STATED TASK:
From the first line of the listing below to the line with "plt.rcParams['mathtext.default'] = 'regular'", print each line exactly, and nothing more. Leave out the pictures.

============

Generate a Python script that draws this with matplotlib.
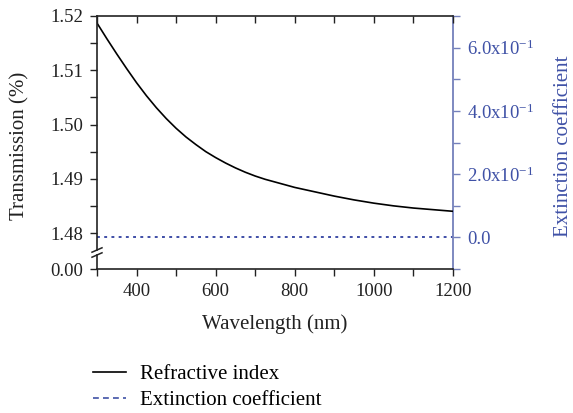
import matplotlib
matplotlib.use('Agg')
import matplotlib.pyplot as plt
from matplotlib.lines import Line2D
from matplotlib.ticker import MultipleLocator, FixedLocator, FixedFormatter

plt.rcParams['font.family'] = ['Liberation Serif', 'DejaVu Serif']
plt.rcParams['mathtext.fontset'] = 'custom'
plt.rcParams['mathtext.rm'] = 'Liberation Serif'
plt.rcParams['mathtext.default'] = 'regular'

# data
wavelength = [300, 325, 350, 375, 400, 425, 450, 475, 500, 525, 550, 575,
              600, 625, 650, 675, 700, 725, 750, 800, 850, 900, 950, 1000,
              1050, 1100, 1150, 1200]
refractive_index = [1.5187, 1.5158, 1.5130, 1.5103, 1.5077, 1.5053, 1.5031,
                    1.5011, 1.4993, 1.4977, 1.4963, 1.4950, 1.4939, 1.4929,
                    1.4920, 1.4912, 1.4905, 1.4899, 1.4894, 1.4884, 1.4876,
                    1.4868, 1.4861, 1.4855, 1.4850, 1.4846, 1.4843, 1.4840]
extinction_coeff = [0.0, 0.0, 0.0, 0.0, 0.0, 0.0, 0.0, 0.0, 0.0, 0.0,
                    0.0, 0.0, 0.0, 0.0, 0.0, 0.0, 0.0, 0.0, 0.0, 0.0,
                    0.0, 0.0, 0.0, 0.0, 0.0, 0.0, 0.0, 0.0]

left_ticks = [1.48, 1.49, 1.50, 1.51, 1.52]
right_ticks = [0.0, 0.2, 0.4, 0.6]
right_labels = ['0.0', '2.0x10$^{-1}$', '4.0x10$^{-1}$', '6.0x10$^{-1}$']
x_ticks = [400, 600, 800, 1000, 1200]

BLUE_TXT = '#3f51a6'
BLUE_SPINE = '#7480bb'
BLUE_LINE = '#3040a0'
DARK = '#222222'
FS_TICK = 13.5
FS_LAB = 15

W, H = 573, 413
L, R, T, B = 97, 453, 16, 269
BRK_TOP, BRK_BOT = 250, 255
px_per_unit = 54.25 / 0.01


def rect(top, bottom):
    return [L / W, 1 - bottom / H, (R - L) / W, (bottom - top) / H]


fig = plt.figure(figsize=(W / 100, H / 100), dpi=100)

# right axis (extinction coefficient), full height
ax_r = fig.add_axes(rect(T, B))
ax_r.patch.set_alpha(0)
ax_r.plot(wavelength, extinction_coeff, color=BLUE_LINE, lw=1.3,
          ls=(0, (1.6, 2.4)))
ax_r.set_xlim(300, 1200)
ax_r.set_ylim(-0.1, 0.7)
for s in ['left', 'top', 'bottom']:
    ax_r.spines[s].set_visible(False)
ax_r.spines['right'].set_color(BLUE_SPINE)
ax_r.spines['right'].set_linewidth(1.3)
ax_r.yaxis.tick_right()
ax_r.yaxis.set_major_locator(FixedLocator(right_ticks))
ax_r.yaxis.set_major_formatter(FixedFormatter(right_labels))
ax_r.yaxis.set_minor_locator(MultipleLocator(0.1))
ax_r.tick_params(axis='y', which='both', direction='out', length=5, width=1,
                 colors=BLUE_SPINE, labelcolor=BLUE_TXT, labelsize=FS_TICK, pad=5)
ax_r.tick_params(axis='x', which='both', bottom=False, labelbottom=False)

# upper left axis (refractive index)
ax_top = fig.add_axes(rect(T, BRK_TOP))
ax_top.patch.set_alpha(0)
ax_top.plot(wavelength, refractive_index, color='black', lw=1.2)
ax_top.set_xlim(300, 1200)
ax_top.set_ylim(1.52 - (BRK_TOP - T) / px_per_unit, 1.52)
ax_top.spines['right'].set_visible(False)
ax_top.spines['bottom'].set_visible(False)
ax_top.yaxis.set_major_locator(FixedLocator(left_ticks))
ax_top.yaxis.set_major_formatter(FixedFormatter(['%.2f' % v for v in left_ticks]))
ax_top.yaxis.set_minor_locator(FixedLocator([1.485, 1.495, 1.505, 1.515]))
ax_top.xaxis.tick_top()
ax_top.xaxis.set_major_locator(MultipleLocator(100))
ax_top.tick_params(axis='x', which='both', direction='in', length=5, width=1,
                   labeltop=False, color=DARK)
ax_top.tick_params(axis='y', which='both', direction='out', length=5, width=1,
                   labelsize=FS_TICK, pad=5, color=DARK, labelcolor=DARK)

# lower left axis stub (0.00)
ax_bot = fig.add_axes(rect(BRK_BOT, B))
ax_bot.patch.set_alpha(0)
ax_bot.set_xlim(300, 1200)
ax_bot.set_ylim(0, (B - BRK_BOT) / px_per_unit)
ax_bot.spines['right'].set_visible(False)
ax_bot.spines['top'].set_visible(False)
ax_bot.yaxis.set_major_locator(FixedLocator([0.0]))
ax_bot.yaxis.set_major_formatter(FixedFormatter(['0.00']))
ax_bot.xaxis.set_major_locator(FixedLocator(x_ticks))
ax_bot.xaxis.set_minor_locator(MultipleLocator(100))
ax_bot.tick_params(axis='both', which='both', direction='out', length=5,
                   width=1, labelsize=FS_TICK, pad=5, color=DARK, labelcolor=DARK)
ax_bot.set_xlabel('Wavelength (nm)', fontsize=FS_LAB, color=DARK, labelpad=10)

for sp in list(ax_top.spines.values()) + list(ax_bot.spines.values()):
    sp.set_color(DARK)
    sp.set_linewidth(1.2)

# break marks on the left spine
for ax, yfrac, hpx in [(ax_top, 0.0, BRK_TOP - T), (ax_bot, 1.0, B - BRK_BOT)]:
    dx = 5 / (R - L)
    dy = 2.2 / hpx
    ax.plot([-dx, dx], [yfrac - dy, yfrac + dy], transform=ax.transAxes,
            color=DARK, lw=1.1, clip_on=False)

fig.text(20 / W, 1 - 146 / H, 'Transmission (%)', rotation=90, ha='center',
         va='center', fontsize=FS_LAB, color=DARK)
fig.text(563 / W, 1 - 146 / H, 'Extinction coefficient', rotation=90,
         ha='center', va='center', fontsize=FS_LAB, color=BLUE_TXT)

handles = [Line2D([], [], color='black', lw=1.2),
           Line2D([], [], color=BLUE_TXT, lw=1.2, ls=(0, (3.5, 2.5)))]
fig.legend(handles, ['Refractive index', 'Extinction coefficient'],
           loc='upper left', bbox_to_anchor=(76 / W, 1 - 348 / H),
           frameon=False, fontsize=FS_LAB, handlelength=1.6,
           handletextpad=0.65, labelspacing=0.3, borderpad=0.3)

fig.savefig('out.png', dpi=100)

============

RESULT OF THE EXERCISE:
Generate a Python script that draws this with matplotlib.
import matplotlib
matplotlib.use('Agg')
import matplotlib.pyplot as plt
from matplotlib.lines import Line2D
from matplotlib.ticker import MultipleLocator, FixedLocator, FixedFormatter

plt.rcParams['font.family'] = ['Liberation Serif', 'DejaVu Serif']
plt.rcParams['mathtext.fontset'] = 'custom'
plt.rcParams['mathtext.rm'] = 'Liberation Serif'
plt.rcParams['mathtext.default'] = 'regular'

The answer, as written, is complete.